Emmanuel Lévy vient de passer un son de porte de garage qui se ferme violemment. Les enceintes qu’il commercialise sont polyvalentes et permettent aussi d’apprécier des films. Le couple d’Agenais se contente finalement du serveur qu’il était venu chercher. Gérard est toutefois intrigué par un gros cube noir marqué d’un flocon blanc : « Qu’est-ce que c’est ? » demande-t-il. « C’est un ampli Apurna. Sa particularité est qu’il fonctionne par paire. Un pour le canal droit et son jumeau pour le canal gauche. »
À 75 000 euros la fratrie, mieux vaut avoir l’oreille bien aiguisée. Et ce n’est qu’un amplificateur intégré. Le nom de chaîne hifi vient du fait qu’il faille assembler plusieurs éléments, des maillons, pour parfaire son écoute. Entre ses deux enceintes, Emmanuel Lévy a empilé un ampli, un lecteur CD et un convertisseur DAC (pour transformer les fichiers numériques en analogiques).
« Le son est puissant, précis, envoûtant »

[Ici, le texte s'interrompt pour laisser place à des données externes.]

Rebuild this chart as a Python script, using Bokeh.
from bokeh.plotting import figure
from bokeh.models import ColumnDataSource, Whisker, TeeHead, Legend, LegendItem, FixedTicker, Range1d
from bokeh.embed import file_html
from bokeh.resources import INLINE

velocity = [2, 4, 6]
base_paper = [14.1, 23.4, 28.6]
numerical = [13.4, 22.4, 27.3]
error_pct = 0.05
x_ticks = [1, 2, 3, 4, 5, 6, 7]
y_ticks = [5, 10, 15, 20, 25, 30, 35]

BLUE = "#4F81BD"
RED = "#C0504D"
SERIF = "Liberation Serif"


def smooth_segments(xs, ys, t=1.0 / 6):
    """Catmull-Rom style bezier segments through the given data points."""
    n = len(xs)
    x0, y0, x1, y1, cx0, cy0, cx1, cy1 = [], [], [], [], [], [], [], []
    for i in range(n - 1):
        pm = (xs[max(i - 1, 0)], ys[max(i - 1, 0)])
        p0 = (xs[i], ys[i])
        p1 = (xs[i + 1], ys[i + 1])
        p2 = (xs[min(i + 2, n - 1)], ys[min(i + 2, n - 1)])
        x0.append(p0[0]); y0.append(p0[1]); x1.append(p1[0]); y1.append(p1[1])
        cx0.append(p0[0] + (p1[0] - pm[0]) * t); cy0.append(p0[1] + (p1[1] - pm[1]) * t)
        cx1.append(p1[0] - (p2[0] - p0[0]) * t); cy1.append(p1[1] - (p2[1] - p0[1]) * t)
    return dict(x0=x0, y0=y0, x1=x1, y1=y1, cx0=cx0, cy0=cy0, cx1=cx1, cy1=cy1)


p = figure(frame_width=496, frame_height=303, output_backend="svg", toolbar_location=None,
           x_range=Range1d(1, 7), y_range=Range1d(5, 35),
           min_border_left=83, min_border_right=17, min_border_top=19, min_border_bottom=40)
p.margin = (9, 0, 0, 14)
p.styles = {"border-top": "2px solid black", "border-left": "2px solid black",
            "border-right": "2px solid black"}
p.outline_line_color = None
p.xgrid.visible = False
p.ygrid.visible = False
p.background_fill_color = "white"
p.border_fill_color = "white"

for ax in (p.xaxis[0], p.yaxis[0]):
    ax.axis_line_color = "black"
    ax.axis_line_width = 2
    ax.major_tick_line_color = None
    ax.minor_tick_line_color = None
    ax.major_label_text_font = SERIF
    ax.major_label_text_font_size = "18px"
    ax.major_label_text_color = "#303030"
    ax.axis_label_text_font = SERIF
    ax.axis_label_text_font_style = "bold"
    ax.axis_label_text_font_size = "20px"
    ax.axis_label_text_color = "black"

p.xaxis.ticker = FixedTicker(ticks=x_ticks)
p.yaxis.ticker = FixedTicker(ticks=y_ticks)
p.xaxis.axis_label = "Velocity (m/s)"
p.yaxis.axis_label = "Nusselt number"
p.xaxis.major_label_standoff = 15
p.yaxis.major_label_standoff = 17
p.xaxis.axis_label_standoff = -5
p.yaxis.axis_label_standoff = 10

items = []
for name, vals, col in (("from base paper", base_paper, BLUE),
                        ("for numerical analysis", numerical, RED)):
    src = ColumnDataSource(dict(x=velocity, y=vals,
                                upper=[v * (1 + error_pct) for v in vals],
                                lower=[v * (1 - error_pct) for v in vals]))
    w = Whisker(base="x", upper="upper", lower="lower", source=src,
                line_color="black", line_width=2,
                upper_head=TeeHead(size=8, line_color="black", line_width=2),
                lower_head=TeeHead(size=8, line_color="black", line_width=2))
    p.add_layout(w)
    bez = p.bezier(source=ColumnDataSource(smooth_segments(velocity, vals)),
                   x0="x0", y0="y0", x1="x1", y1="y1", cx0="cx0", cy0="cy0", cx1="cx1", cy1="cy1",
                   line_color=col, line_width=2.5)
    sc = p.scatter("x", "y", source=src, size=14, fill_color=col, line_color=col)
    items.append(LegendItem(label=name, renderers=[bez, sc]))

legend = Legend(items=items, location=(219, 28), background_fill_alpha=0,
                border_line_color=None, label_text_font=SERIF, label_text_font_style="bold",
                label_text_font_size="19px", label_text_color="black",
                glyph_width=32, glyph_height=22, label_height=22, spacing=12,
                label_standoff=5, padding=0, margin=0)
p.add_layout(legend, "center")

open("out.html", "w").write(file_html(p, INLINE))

« La qualité acoustique va dépendre du maillon le plus faible de la chaîne. C’est pour cela que mes clients cherchent à améliorer leurs installations en permanence. Trois éléments comptent : la source, l’ampli et les enceintes. Si votre lecteur CD, la source, n’est pas assez bon, les enceintes ne pourront pas compenser le manque de relief ou de dynamique . » En fait, le vendeur de hi-fi est presque un conseiller matrimonial. Il s’assure, en fonction des éléments dont dispose déjà le client, que ses nouvelles acquisitions s’accouplent bien avec eux. Hifi.fr propose 900 produits d’écoute haut de gamme. Les prix vont du câble pour enceinte à 5 euros le mètre à l’ampli Apurna Apogée à 153 400 euros. « Il m’arrive aussi de me rendre chez un client pour faire le bilan de ses attentes et étudier l’acoustique d’une pièce. Cela crée un lien, c’est ce qui me passionne », conclut Emmanuel Lévy.